I fear this post is going to be super emo, so if I’ve already cried on you in the past two weeks, then look away now, because I want a whinge. I’m a sharer. I like to share things. Evenings, weekends, meals, laughs, jokes, kindness, love etc. I thought I’d found someone to share all these things with, like, forever. I’m not ashamed or embarassed to admit I put my heart into it. What other way is there to be? I think when someone decides that they don’t want to do that with you, they don’t want to share their time with you anymore- it’s an awful, awful feeling. And for those of you scoffing at the screen and saying ‘just get over it’, don’t worry, I will. I know bajillions of people have been through it and they are all fine. I know it’s not the end of the world. But, I just want to say, once, for today- I am NOT ok. I feel sick and tired, and my dreams are full of the way it used to be. Everyone says I should be angry, but I’m not there at all. I just feel totally exhausted, used up. And I’ve never been one of these girls who can just go and put it about to make myself better. I could try, but I think I’d be more unhappy than I am right now. It’s shallow, and not what I want in the slightest. I despise coming home to an empty house (no offence Theo), and there’s only so many times I can ring my Mum to tell her about my day. Life is for sharing, and all I’ve ever wanted since I was little (I blame my Mum and Dad for being so happy) is to get dead happy with someone and have a big family. This may seem silly to some, but not to me. I think the whole point is, you could have the shittest job and house in the world, but if you come home everyday to someone who loves you as much as you love them- the rest is just background noise. Pretty gay, right?

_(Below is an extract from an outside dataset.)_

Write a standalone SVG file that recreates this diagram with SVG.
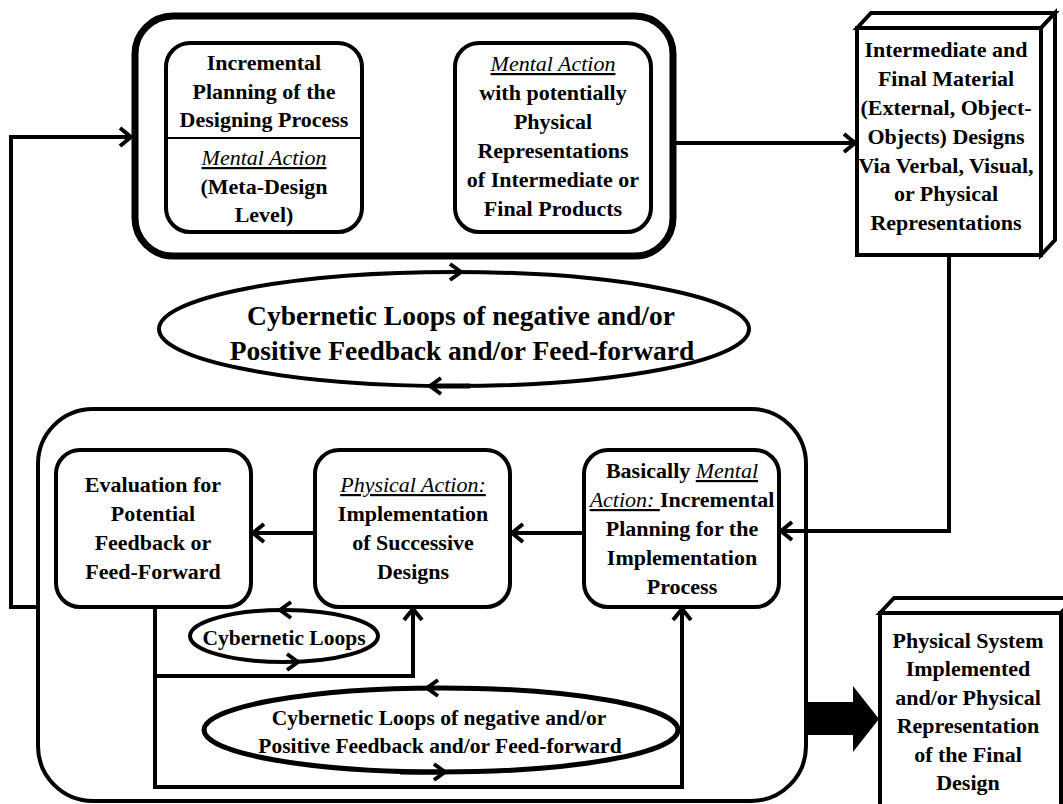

I’ve been happy to work an OK job these past few months, because I was always so happy to get home. And now it kind of feels like I have nothing (apart from friends and family of course). I still can’t get my head around any of it, and I just feel really sad about it. Everyone has been so great, and you all talk so much sense. I’m not going to top myself or anything, or wallow for years and years. It’s just today, I want to be sad and to feel sorry for myself because I’ve always been nice and tried very hard- and this is fucking shit.
I hope you’re all suitably depressed. I’m off to watch shit telly on my own and eat cold pizza. Tomorrow I will be back to pretending like everything is fine again, and may blog a joke or something. Bet you can’t wait! Seriously, sorry for the moaning, but I think you have to write these things as if no one will ever read them (and they probably won’t after this avalanche of angst.)